Friday, August 19, 2011

Releasing Into the Wild

It's always exciting to put out a paper for the world to see.   In high energy physics we can do it very quickly through the arXiv (http://arxiv.org) which was created back in 1991 as a preprint server.  Journals are an intrinsically slow process.  You submit a paper, an editor sends it out for review, then a referee writes a response, the authors make subtle changes (perhaps iterate the last two steps a few times), the paper is accepted, the journal typesets the article, the proofs are sent back to the authors, typos are found, the proofs are corrected and the article is put in for printing.  If all goes smoothly, this is 4 months from when you submitted the paper to when it appears in print.  In most circumstances it's closer to 6 or 8 months -- an eternity to communicate ideas.  To avoid this delay, physicists used to send around packets of preprints to different groups (by mail!).  This was pretty effective, every week a packet of preprints would arrive and people would spend the day reading new articles.    Of course this created a pretty terribly hierarchical system of information availability.

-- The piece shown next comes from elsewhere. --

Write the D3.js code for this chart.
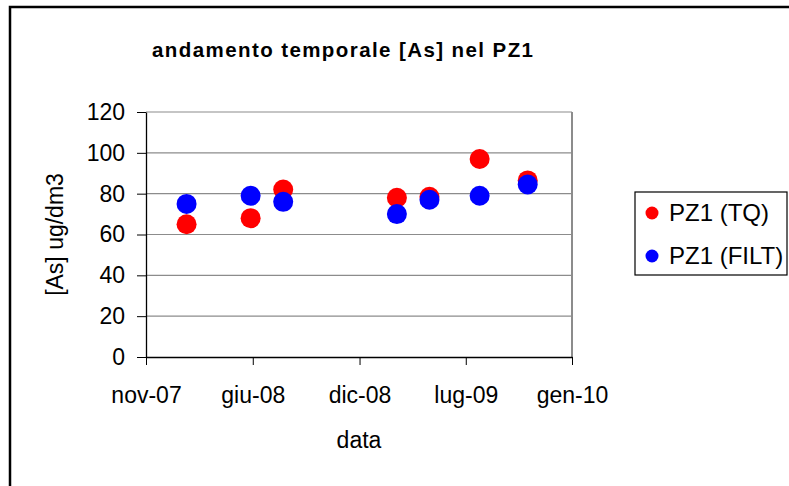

Are you going to send off your preprints to the small universities?   More importantly, to every institution in China, India and Russia? Thus a preprint server was made shortly after the invention of the WWW.   This allowed people to submit preprints of papers and let physicists around the world download them for free.  A great democratization of information.    These days at 5pm Pacific Time, papers are released to world Sunday through Thursday.  About a hundred papers a day are released in physics.   In terms of propriety, whoever gets to the arXiv first, wins.